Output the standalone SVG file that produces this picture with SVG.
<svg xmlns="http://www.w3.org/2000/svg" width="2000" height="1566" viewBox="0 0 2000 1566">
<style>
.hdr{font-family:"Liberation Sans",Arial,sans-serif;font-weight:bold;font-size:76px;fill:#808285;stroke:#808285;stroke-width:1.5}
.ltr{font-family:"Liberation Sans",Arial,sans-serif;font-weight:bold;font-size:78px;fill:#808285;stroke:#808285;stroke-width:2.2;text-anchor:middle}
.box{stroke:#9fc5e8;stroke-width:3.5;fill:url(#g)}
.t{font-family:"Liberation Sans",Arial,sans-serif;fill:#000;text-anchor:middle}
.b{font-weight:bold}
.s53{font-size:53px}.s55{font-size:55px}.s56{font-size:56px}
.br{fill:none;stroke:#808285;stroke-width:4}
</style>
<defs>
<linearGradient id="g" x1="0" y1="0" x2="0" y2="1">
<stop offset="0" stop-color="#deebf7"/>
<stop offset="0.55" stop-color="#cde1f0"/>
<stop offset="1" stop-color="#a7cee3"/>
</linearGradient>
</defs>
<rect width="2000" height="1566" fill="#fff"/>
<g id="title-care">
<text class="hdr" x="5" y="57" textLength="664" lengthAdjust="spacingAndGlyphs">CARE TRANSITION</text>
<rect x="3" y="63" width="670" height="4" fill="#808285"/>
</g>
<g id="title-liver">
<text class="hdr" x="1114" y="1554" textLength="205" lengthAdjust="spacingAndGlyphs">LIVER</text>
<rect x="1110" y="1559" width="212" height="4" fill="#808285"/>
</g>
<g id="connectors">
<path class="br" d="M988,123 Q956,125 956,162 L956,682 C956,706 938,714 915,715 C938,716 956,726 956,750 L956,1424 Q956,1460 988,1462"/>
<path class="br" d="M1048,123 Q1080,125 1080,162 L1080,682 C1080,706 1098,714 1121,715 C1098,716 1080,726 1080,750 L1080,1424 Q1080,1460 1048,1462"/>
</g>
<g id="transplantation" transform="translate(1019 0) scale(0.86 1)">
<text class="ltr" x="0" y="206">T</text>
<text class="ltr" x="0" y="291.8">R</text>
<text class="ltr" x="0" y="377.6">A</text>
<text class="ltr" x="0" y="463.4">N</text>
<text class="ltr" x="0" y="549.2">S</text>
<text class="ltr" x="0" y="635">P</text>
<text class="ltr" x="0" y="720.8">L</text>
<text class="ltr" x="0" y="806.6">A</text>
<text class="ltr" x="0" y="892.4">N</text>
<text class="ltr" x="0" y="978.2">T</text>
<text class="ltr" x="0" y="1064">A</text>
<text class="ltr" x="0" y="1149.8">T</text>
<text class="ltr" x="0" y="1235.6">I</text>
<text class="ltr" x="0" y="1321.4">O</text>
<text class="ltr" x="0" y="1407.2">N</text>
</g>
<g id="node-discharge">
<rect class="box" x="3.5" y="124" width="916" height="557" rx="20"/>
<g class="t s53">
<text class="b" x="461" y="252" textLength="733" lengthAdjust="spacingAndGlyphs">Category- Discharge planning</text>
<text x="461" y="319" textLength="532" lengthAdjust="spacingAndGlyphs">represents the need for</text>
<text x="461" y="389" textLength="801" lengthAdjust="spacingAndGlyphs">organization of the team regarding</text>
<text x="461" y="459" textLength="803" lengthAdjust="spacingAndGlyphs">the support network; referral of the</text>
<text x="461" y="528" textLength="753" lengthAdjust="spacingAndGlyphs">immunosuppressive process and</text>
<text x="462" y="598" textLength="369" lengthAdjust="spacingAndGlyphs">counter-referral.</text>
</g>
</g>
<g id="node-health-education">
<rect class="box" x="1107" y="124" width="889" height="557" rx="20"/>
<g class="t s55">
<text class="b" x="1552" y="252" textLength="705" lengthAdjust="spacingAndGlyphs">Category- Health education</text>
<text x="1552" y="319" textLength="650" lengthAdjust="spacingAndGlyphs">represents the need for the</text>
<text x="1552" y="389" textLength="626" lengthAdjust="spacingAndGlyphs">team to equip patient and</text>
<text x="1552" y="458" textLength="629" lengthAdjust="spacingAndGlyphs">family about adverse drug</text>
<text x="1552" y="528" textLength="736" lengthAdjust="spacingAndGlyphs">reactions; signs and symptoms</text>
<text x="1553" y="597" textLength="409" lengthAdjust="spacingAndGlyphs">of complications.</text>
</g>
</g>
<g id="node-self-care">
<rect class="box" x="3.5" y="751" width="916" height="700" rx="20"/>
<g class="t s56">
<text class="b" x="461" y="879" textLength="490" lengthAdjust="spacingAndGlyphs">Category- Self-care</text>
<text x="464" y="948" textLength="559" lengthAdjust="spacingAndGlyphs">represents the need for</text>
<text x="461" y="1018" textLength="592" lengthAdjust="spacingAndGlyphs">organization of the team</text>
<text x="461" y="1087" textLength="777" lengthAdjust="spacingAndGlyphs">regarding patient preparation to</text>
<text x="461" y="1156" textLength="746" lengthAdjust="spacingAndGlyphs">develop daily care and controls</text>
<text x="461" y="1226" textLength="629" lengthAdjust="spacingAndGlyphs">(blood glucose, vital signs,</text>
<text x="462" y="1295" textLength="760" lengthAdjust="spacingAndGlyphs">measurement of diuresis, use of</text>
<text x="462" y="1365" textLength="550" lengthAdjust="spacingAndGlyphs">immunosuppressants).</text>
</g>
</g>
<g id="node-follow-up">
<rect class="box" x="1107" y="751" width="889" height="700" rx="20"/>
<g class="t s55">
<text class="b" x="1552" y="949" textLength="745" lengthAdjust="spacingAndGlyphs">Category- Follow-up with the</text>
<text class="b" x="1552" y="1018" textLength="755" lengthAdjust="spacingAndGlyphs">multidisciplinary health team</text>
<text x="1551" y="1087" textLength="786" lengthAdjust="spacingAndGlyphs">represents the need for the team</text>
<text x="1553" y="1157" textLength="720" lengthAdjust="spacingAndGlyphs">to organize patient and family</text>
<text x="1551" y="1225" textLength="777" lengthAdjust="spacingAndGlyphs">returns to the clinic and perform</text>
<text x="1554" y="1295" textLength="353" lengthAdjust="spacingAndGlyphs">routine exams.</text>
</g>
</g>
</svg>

Exercise goal:
Quote the data in full, keeping each word unchanged.

Task response:
Output the standalone SVG file that produces this picture with SVG.
<svg xmlns="http://www.w3.org/2000/svg" width="2000" height="1566" viewBox="0 0 2000 1566">
<style>
.hdr{font-family:"Liberation Sans",Arial,sans-serif;font-weight:bold;font-size:76px;fill:#808285;stroke:#808285;stroke-width:1.5}
.ltr{font-family:"Liberation Sans",Arial,sans-serif;font-weight:bold;font-size:78px;fill:#808285;stroke:#808285;stroke-width:2.2;text-anchor:middle}
.box{stroke:#9fc5e8;stroke-width:3.5;fill:url(#g)}
.t{font-family:"Liberation Sans",Arial,sans-serif;fill:#000;text-anchor:middle}
.b{font-weight:bold}
.s53{font-size:53px}.s55{font-size:55px}.s56{font-size:56px}
.br{fill:none;stroke:#808285;stroke-width:4}
</style>
<defs>
<linearGradient id="g" x1="0" y1="0" x2="0" y2="1">
<stop offset="0" stop-color="#deebf7"/>
<stop offset="0.55" stop-color="#cde1f0"/>
<stop offset="1" stop-color="#a7cee3"/>
</linearGradient>
</defs>
<rect width="2000" height="1566" fill="#fff"/>
<g id="title-care">
<text class="hdr" x="5" y="57" textLength="664" lengthAdjust="spacingAndGlyphs">CARE TRANSITION</text>
<rect x="3" y="63" width="670" height="4" fill="#808285"/>
</g>
<g id="title-liver">
<text class="hdr" x="1114" y="1554" textLength="205" lengthAdjust="spacingAndGlyphs">LIVER</text>
<rect x="1110" y="1559" width="212" height="4" fill="#808285"/>
</g>
<g id="connectors">
<path class="br" d="M988,123 Q956,125 956,162 L956,682 C956,706 938,714 915,715 C938,716 956,726 956,750 L956,1424 Q956,1460 988,1462"/>
<path class="br" d="M1048,123 Q1080,125 1080,162 L1080,682 C1080,706 1098,714 1121,715 C1098,716 1080,726 1080,750 L1080,1424 Q1080,1460 1048,1462"/>
</g>
<g id="transplantation" transform="translate(1019 0) scale(0.86 1)">
<text class="ltr" x="0" y="206">T</text>
<text class="ltr" x="0" y="291.8">R</text>
<text class="ltr" x="0" y="377.6">A</text>
<text class="ltr" x="0" y="463.4">N</text>
<text class="ltr" x="0" y="549.2">S</text>
<text class="ltr" x="0" y="635">P</text>
<text class="ltr" x="0" y="720.8">L</text>
<text class="ltr" x="0" y="806.6">A</text>
<text class="ltr" x="0" y="892.4">N</text>
<text class="ltr" x="0" y="978.2">T</text>
<text class="ltr" x="0" y="1064">A</text>
<text class="ltr" x="0" y="1149.8">T</text>
<text class="ltr" x="0" y="1235.6">I</text>
<text class="ltr" x="0" y="1321.4">O</text>
<text class="ltr" x="0" y="1407.2">N</text>
</g>
<g id="node-discharge">
<rect class="box" x="3.5" y="124" width="916" height="557" rx="20"/>
<g class="t s53">
<text class="b" x="461" y="252" textLength="733" lengthAdjust="spacingAndGlyphs">Category- Discharge planning</text>
<text x="461" y="319" textLength="532" lengthAdjust="spacingAndGlyphs">represents the need for</text>
<text x="461" y="389" textLength="801" lengthAdjust="spacingAndGlyphs">organization of the team regarding</text>
<text x="461" y="459" textLength="803" lengthAdjust="spacingAndGlyphs">the support network; referral of the</text>
<text x="461" y="528" textLength="753" lengthAdjust="spacingAndGlyphs">immunosuppressive process and</text>
<text x="462" y="598" textLength="369" lengthAdjust="spacingAndGlyphs">counter-referral.</text>
</g>
</g>
<g id="node-health-education">
<rect class="box" x="1107" y="124" width="889" height="557" rx="20"/>
<g class="t s55">
<text class="b" x="1552" y="252" textLength="705" lengthAdjust="spacingAndGlyphs">Category- Health education</text>
<text x="1552" y="319" textLength="650" lengthAdjust="spacingAndGlyphs">represents the need for the</text>
<text x="1552" y="389" textLength="626" lengthAdjust="spacingAndGlyphs">team to equip patient and</text>
<text x="1552" y="458" textLength="629" lengthAdjust="spacingAndGlyphs">family about adverse drug</text>
<text x="1552" y="528" textLength="736" lengthAdjust="spacingAndGlyphs">reactions; signs and symptoms</text>
<text x="1553" y="597" textLength="409" lengthAdjust="spacingAndGlyphs">of complications.</text>
</g>
</g>
<g id="node-self-care">
<rect class="box" x="3.5" y="751" width="916" height="700" rx="20"/>
<g class="t s56">
<text class="b" x="461" y="879" textLength="490" lengthAdjust="spacingAndGlyphs">Category- Self-care</text>
<text x="464" y="948" textLength="559" lengthAdjust="spacingAndGlyphs">represents the need for</text>
<text x="461" y="1018" textLength="592" lengthAdjust="spacingAndGlyphs">organization of the team</text>
<text x="461" y="1087" textLength="777" lengthAdjust="spacingAndGlyphs">regarding patient preparation to</text>
<text x="461" y="1156" textLength="746" lengthAdjust="spacingAndGlyphs">develop daily care and controls</text>
<text x="461" y="1226" textLength="629" lengthAdjust="spacingAndGlyphs">(blood glucose, vital signs,</text>
<text x="462" y="1295" textLength="760" lengthAdjust="spacingAndGlyphs">measurement of diuresis, use of</text>
<text x="462" y="1365" textLength="550" lengthAdjust="spacingAndGlyphs">immunosuppressants).</text>
</g>
</g>
<g id="node-follow-up">
<rect class="box" x="1107" y="751" width="889" height="700" rx="20"/>
<g class="t s55">
<text class="b" x="1552" y="949" textLength="745" lengthAdjust="spacingAndGlyphs">Category- Follow-up with the</text>
<text class="b" x="1552" y="1018" textLength="755" lengthAdjust="spacingAndGlyphs">multidisciplinary health team</text>
<text x="1551" y="1087" textLength="786" lengthAdjust="spacingAndGlyphs">represents the need for the team</text>
<text x="1553" y="1157" textLength="720" lengthAdjust="spacingAndGlyphs">to organize patient and family</text>
<text x="1551" y="1225" textLength="777" lengthAdjust="spacingAndGlyphs">returns to the clinic and perform</text>
<text x="1554" y="1295" textLength="353" lengthAdjust="spacingAndGlyphs">routine exams.</text>
</g>
</g>
</svg>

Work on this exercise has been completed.